Hampir tidak ada hal yang universal disukai oleh semua orang. Namun justru ada beberapa hal yang hampir tidak disukai secara universal. Seperti sakit, hampir setiap agama, golongan dll tidak menyukai apapun deskripsi dari sakit. Namun ada pula yang “menyukai” kesakitan karena dia memiliki konsep yang lebih besar dari kesakitan. Misalkan kesakitan dikeroki, bagaimana jika yang mengeroki adalah orang yang kita sayang. Maka akan ada pemaknaan yang berbeda dan konsep yang lebih besar dari semua tersebut. Sebab kesemua itu hanyalah sementara saja. Yang abadi bukanlah “ngeroki”nya tetapi yang abadi adalah cintanya. Potluck bukan urusan prestasi.
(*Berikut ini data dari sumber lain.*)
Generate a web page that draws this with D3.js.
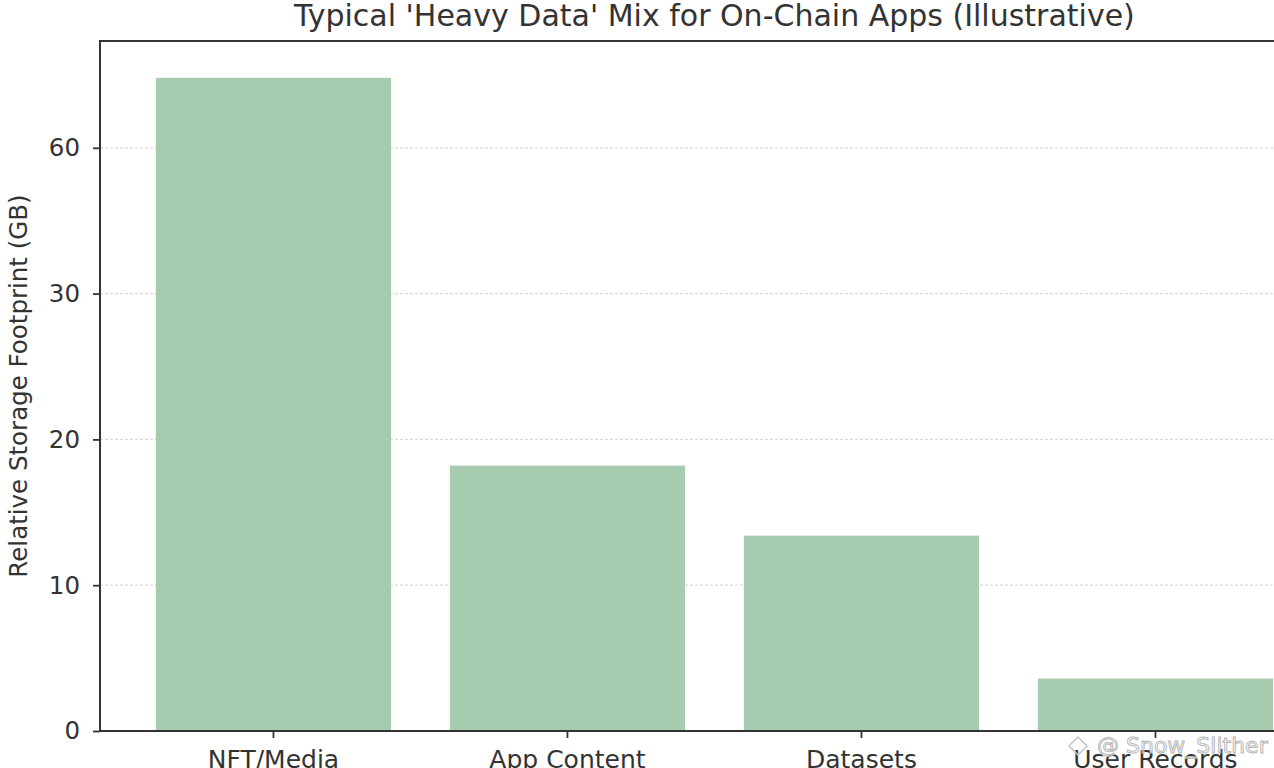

Suguhan yang habis lebih cepat bukan berarti menjadi ranking satu, sebaliknya suguhan yang tidak termakan maka bukan pula menjadi prestasi yang buruk. Sebab yang membuat kadang kita tidak sadar ialah membuat tolok ukur dalam kehidupan kita sendiri. Sehingga menderita pun juga dalam tolok ukurnya sendiri. Tidak ada lomba motor tetapi membanding-bandingkan merk motor. Tidak dalam lomba hape tetapi iri ketika merk hape teman lebih bergengsi.

 

Potluck dipilih oleh Mas Sabrang sebab ada irisan yang besar dengan maiyah. Di maiyah memiliki konsep sinau bareng. Masing-masing membawa pengetahuannya, kerendahan hatinya namun semua tidak harus diterima dan diakui. Karena terkadang kita lupa ada garis tengah antara percaya dan tidak percaya yakni garis belum tahu. Sehingga akan susah mengakui dan mempercayai. Fenomena “belum tahu” dapat kita rekam terlebih dahulu untuk kita alami di ke depannya. Sebab segala sesuatu yang belum pernah kita alami, maka kita belum benar-benar tahu. Maka di dalam Islam menggunakan istilah bersaksi bukan hanya mempercayai, dan salah satu syarat kesaksian adalah dengan sebuah pengalaman. Seperti halnya saksi di pengadilan, maka ia harus benar-benar tahu bukan hanya sekedar “dengar-dengar”. Apakah pengalaman itu lewat indera seperti mata, telinga atau bahkan lewat jiwa dan seterusnya itu merupakan pertanyaan berikutnya. Namun yang terpenting ialah mengalaminya.

 

Mas Sabrang, seorang yang sudah sangat berpengalaman manggung di depan orang banyak. Pernah pula memiliki kegelisahan tentang baik buruk, benar salah pada awal-awal manggung. Bahkan kadang sebuah kesalahan dapat dianggap sebagai kesengajaan artistik, sehingga bukan salah tetapi merupakan sebuah percobaan dalam musik. Apapun argumentasinya asalkan yang tersampaikan ialah keindahan dan keikhlasannya. Sehingga marilah kita mulai kegiatan berkumpul ini dari banyak dimensi baik dimensi pemikiran, dimensi ilmu, dimensi keikhlasan juga dimensi kemauan mendengar dan menghargai siapapun yang menyampaikan apapun di atas panggung yang terpenting outputnya ialah kemesraan, kebahagiaan dalam kebersamaan yang panjang.